Raw data:
>>>
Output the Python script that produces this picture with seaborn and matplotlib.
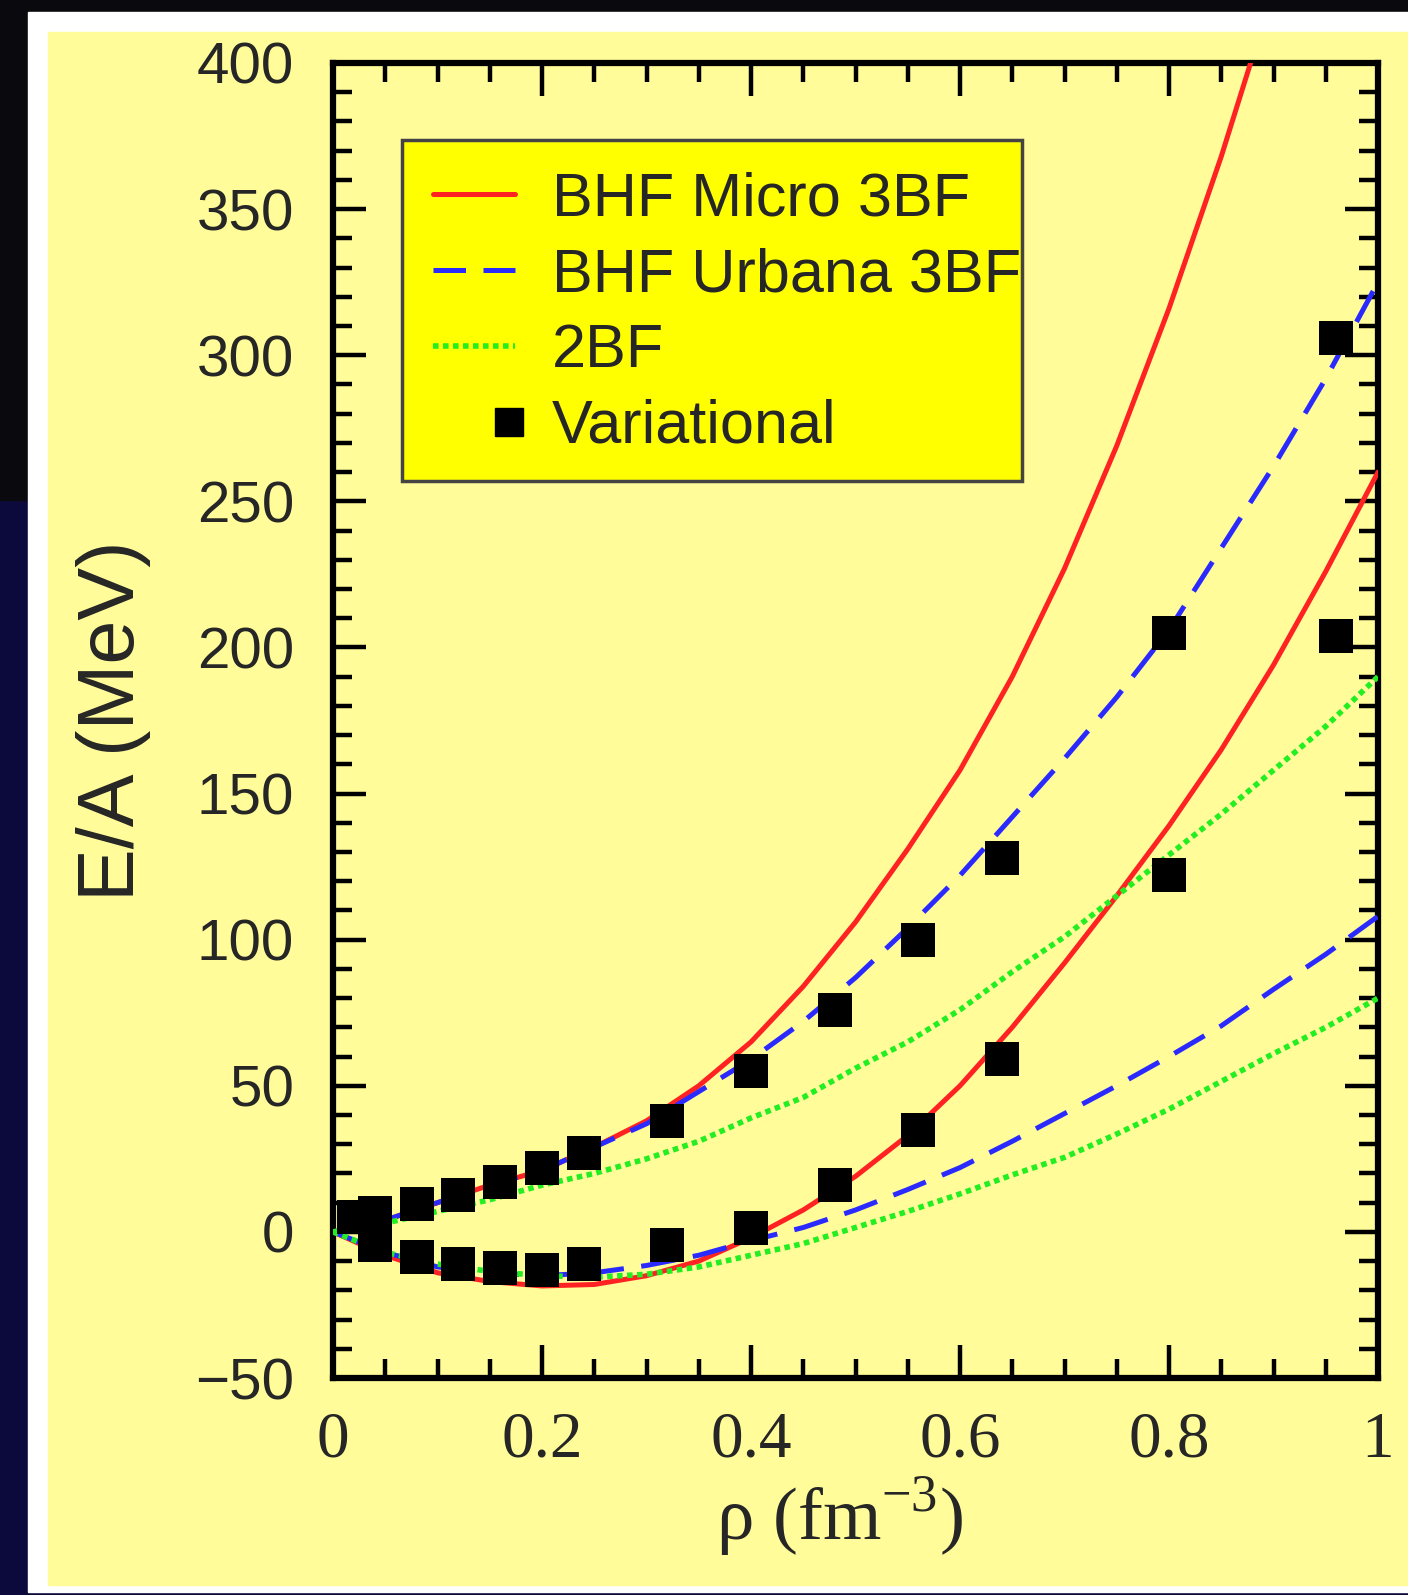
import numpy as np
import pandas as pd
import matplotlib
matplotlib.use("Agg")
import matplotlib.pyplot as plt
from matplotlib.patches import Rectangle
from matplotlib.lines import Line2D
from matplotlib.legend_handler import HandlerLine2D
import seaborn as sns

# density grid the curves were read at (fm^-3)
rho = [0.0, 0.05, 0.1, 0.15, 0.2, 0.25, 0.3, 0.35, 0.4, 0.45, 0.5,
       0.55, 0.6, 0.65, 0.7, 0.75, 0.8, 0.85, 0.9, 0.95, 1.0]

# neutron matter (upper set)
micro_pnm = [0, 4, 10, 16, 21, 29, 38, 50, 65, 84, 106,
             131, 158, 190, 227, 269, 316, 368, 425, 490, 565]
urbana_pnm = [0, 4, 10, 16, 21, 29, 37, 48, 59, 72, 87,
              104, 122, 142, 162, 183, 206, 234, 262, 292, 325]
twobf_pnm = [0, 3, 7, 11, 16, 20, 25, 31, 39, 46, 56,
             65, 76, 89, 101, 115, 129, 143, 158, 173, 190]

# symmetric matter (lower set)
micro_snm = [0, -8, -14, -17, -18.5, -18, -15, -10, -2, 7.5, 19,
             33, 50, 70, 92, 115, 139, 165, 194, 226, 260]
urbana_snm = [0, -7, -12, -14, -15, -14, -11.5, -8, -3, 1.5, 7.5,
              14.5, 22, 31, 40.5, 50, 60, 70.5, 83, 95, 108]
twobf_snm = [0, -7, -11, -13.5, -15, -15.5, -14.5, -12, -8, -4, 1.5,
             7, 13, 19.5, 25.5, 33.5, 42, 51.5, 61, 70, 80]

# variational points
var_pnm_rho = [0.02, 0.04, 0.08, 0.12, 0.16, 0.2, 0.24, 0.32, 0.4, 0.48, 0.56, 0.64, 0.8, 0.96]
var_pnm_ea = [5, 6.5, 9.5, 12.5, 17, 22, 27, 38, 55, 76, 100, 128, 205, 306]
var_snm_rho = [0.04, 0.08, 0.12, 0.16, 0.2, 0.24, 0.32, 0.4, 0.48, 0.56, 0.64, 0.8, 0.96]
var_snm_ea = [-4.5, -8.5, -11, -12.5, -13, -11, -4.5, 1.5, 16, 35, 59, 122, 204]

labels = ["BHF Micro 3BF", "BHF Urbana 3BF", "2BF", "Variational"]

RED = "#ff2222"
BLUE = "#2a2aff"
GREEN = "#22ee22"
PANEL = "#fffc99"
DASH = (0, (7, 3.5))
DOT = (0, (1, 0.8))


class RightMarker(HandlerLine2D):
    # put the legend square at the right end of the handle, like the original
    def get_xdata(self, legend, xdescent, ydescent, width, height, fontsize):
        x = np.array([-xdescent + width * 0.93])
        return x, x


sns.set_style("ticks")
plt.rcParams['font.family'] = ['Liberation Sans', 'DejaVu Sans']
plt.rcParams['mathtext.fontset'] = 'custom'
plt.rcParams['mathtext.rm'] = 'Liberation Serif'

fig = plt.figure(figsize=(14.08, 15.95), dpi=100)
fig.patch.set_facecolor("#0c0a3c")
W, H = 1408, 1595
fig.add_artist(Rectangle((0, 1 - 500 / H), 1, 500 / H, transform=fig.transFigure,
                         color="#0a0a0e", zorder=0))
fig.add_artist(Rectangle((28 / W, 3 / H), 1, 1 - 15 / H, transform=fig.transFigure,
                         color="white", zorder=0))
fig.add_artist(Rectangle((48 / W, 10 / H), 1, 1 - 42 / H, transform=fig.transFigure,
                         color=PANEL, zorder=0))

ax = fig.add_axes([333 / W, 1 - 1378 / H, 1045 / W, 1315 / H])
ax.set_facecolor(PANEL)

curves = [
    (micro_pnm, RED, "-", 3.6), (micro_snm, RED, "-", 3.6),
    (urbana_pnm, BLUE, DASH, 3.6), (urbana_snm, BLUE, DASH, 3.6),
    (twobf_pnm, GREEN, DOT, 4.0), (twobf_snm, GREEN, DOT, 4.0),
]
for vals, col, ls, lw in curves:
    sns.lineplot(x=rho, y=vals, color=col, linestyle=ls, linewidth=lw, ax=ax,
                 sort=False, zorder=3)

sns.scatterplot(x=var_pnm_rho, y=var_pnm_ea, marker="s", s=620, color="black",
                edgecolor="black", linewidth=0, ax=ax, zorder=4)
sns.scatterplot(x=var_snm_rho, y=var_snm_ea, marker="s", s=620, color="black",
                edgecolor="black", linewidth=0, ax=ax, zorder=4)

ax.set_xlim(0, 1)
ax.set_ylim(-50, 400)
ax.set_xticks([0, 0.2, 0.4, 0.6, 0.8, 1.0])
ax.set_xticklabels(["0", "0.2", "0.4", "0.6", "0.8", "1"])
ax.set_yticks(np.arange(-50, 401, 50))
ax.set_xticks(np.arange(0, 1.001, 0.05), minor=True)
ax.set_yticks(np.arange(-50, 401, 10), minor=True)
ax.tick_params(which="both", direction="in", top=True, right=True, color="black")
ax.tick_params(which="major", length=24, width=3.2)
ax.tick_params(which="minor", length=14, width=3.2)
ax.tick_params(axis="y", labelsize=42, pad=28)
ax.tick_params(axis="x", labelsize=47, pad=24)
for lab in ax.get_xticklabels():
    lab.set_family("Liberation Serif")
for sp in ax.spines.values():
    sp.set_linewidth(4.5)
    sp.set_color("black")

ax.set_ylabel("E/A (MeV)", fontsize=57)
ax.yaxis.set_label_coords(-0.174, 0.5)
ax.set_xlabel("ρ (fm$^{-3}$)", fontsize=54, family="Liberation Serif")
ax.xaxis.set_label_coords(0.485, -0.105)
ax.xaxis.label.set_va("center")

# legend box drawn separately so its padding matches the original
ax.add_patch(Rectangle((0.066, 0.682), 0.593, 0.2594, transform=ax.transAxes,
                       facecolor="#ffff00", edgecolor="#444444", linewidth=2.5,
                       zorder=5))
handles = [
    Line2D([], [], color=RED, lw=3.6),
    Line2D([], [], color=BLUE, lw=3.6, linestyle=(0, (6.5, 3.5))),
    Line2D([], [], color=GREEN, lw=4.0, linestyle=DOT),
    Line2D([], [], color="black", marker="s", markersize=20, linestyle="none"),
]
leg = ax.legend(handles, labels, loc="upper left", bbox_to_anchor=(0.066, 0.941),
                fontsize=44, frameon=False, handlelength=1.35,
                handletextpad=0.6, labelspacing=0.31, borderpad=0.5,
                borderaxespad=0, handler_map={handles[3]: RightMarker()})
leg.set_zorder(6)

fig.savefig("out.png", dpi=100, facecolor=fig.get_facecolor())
<<<
Work to complete: Print the listing above in full, exactly as written. Omit any pictures.

Correct result:
Output the Python script that produces this picture with seaborn and matplotlib.
import numpy as np
import pandas as pd
import matplotlib
matplotlib.use("Agg")
import matplotlib.pyplot as plt
from matplotlib.patches import Rectangle
from matplotlib.lines import Line2D
from matplotlib.legend_handler import HandlerLine2D
import seaborn as sns

# density grid the curves were read at (fm^-3)
rho = [0.0, 0.05, 0.1, 0.15, 0.2, 0.25, 0.3, 0.35, 0.4, 0.45, 0.5,
       0.55, 0.6, 0.65, 0.7, 0.75, 0.8, 0.85, 0.9, 0.95, 1.0]

# neutron matter (upper set)
micro_pnm = [0, 4, 10, 16, 21, 29, 38, 50, 65, 84, 106,
             131, 158, 190, 227, 269, 316, 368, 425, 490, 565]
urbana_pnm = [0, 4, 10, 16, 21, 29, 37, 48, 59, 72, 87,
              104, 122, 142, 162, 183, 206, 234, 262, 292, 325]
twobf_pnm = [0, 3, 7, 11, 16, 20, 25, 31, 39, 46, 56,
             65, 76, 89, 101, 115, 129, 143, 158, 173, 190]

# symmetric matter (lower set)
micro_snm = [0, -8, -14, -17, -18.5, -18, -15, -10, -2, 7.5, 19,
             33, 50, 70, 92, 115, 139, 165, 194, 226, 260]
urbana_snm = [0, -7, -12, -14, -15, -14, -11.5, -8, -3, 1.5, 7.5,
              14.5, 22, 31, 40.5, 50, 60, 70.5, 83, 95, 108]
twobf_snm = [0, -7, -11, -13.5, -15, -15.5, -14.5, -12, -8, -4, 1.5,
             7, 13, 19.5, 25.5, 33.5, 42, 51.5, 61, 70, 80]

# variational points
var_pnm_rho = [0.02, 0.04, 0.08, 0.12, 0.16, 0.2, 0.24, 0.32, 0.4, 0.48, 0.56, 0.64, 0.8, 0.96]
var_pnm_ea = [5, 6.5, 9.5, 12.5, 17, 22, 27, 38, 55, 76, 100, 128, 205, 306]
var_snm_rho = [0.04, 0.08, 0.12, 0.16, 0.2, 0.24, 0.32, 0.4, 0.48, 0.56, 0.64, 0.8, 0.96]
var_snm_ea = [-4.5, -8.5, -11, -12.5, -13, -11, -4.5, 1.5, 16, 35, 59, 122, 204]

labels = ["BHF Micro 3BF", "BHF Urbana 3BF", "2BF", "Variational"]

RED = "#ff2222"
BLUE = "#2a2aff"
GREEN = "#22ee22"
PANEL = "#fffc99"
DASH = (0, (7, 3.5))
DOT = (0, (1, 0.8))


class RightMarker(HandlerLine2D):
    # put the legend square at the right end of the handle, like the original
    def get_xdata(self, legend, xdescent, ydescent, width, height, fontsize):
        x = np.array([-xdescent + width * 0.93])
        return x, x


sns.set_style("ticks")
plt.rcParams['font.family'] = ['Liberation Sans', 'DejaVu Sans']
plt.rcParams['mathtext.fontset'] = 'custom'
plt.rcParams['mathtext.rm'] = 'Liberation Serif'

fig = plt.figure(figsize=(14.08, 15.95), dpi=100)
fig.patch.set_facecolor("#0c0a3c")
W, H = 1408, 1595
fig.add_artist(Rectangle((0, 1 - 500 / H), 1, 500 / H, transform=fig.transFigure,
                         color="#0a0a0e", zorder=0))
fig.add_artist(Rectangle((28 / W, 3 / H), 1, 1 - 15 / H, transform=fig.transFigure,
                         color="white", zorder=0))
fig.add_artist(Rectangle((48 / W, 10 / H), 1, 1 - 42 / H, transform=fig.transFigure,
                         color=PANEL, zorder=0))

ax = fig.add_axes([333 / W, 1 - 1378 / H, 1045 / W, 1315 / H])
ax.set_facecolor(PANEL)

curves = [
    (micro_pnm, RED, "-", 3.6), (micro_snm, RED, "-", 3.6),
    (urbana_pnm, BLUE, DASH, 3.6), (urbana_snm, BLUE, DASH, 3.6),
    (twobf_pnm, GREEN, DOT, 4.0), (twobf_snm, GREEN, DOT, 4.0),
]
for vals, col, ls, lw in curves:
    sns.lineplot(x=rho, y=vals, color=col, linestyle=ls, linewidth=lw, ax=ax,
                 sort=False, zorder=3)

sns.scatterplot(x=var_pnm_rho, y=var_pnm_ea, marker="s", s=620, color="black",
                edgecolor="black", linewidth=0, ax=ax, zorder=4)
sns.scatterplot(x=var_snm_rho, y=var_snm_ea, marker="s", s=620, color="black",
                edgecolor="black", linewidth=0, ax=ax, zorder=4)

ax.set_xlim(0, 1)
ax.set_ylim(-50, 400)
ax.set_xticks([0, 0.2, 0.4, 0.6, 0.8, 1.0])
ax.set_xticklabels(["0", "0.2", "0.4", "0.6", "0.8", "1"])
ax.set_yticks(np.arange(-50, 401, 50))
ax.set_xticks(np.arange(0, 1.001, 0.05), minor=True)
ax.set_yticks(np.arange(-50, 401, 10), minor=True)
ax.tick_params(which="both", direction="in", top=True, right=True, color="black")
ax.tick_params(which="major", length=24, width=3.2)
ax.tick_params(which="minor", length=14, width=3.2)
ax.tick_params(axis="y", labelsize=42, pad=28)
ax.tick_params(axis="x", labelsize=47, pad=24)
for lab in ax.get_xticklabels():
    lab.set_family("Liberation Serif")
for sp in ax.spines.values():
    sp.set_linewidth(4.5)
    sp.set_color("black")

ax.set_ylabel("E/A (MeV)", fontsize=57)
ax.yaxis.set_label_coords(-0.174, 0.5)
ax.set_xlabel("ρ (fm$^{-3}$)", fontsize=54, family="Liberation Serif")
ax.xaxis.set_label_coords(0.485, -0.105)
ax.xaxis.label.set_va("center")

# legend box drawn separately so its padding matches the original
ax.add_patch(Rectangle((0.066, 0.682), 0.593, 0.2594, transform=ax.transAxes,
                       facecolor="#ffff00", edgecolor="#444444", linewidth=2.5,
                       zorder=5))
handles = [
    Line2D([], [], color=RED, lw=3.6),
    Line2D([], [], color=BLUE, lw=3.6, linestyle=(0, (6.5, 3.5))),
    Line2D([], [], color=GREEN, lw=4.0, linestyle=DOT),
    Line2D([], [], color="black", marker="s", markersize=20, linestyle="none"),
]
leg = ax.legend(handles, labels, loc="upper left", bbox_to_anchor=(0.066, 0.941),
                fontsize=44, frameon=False, handlelength=1.35,
                handletextpad=0.6, labelspacing=0.31, borderpad=0.5,
                borderaxespad=0, handler_map={handles[3]: RightMarker()})
leg.set_zorder(6)

fig.savefig("out.png", dpi=100, facecolor=fig.get_facecolor())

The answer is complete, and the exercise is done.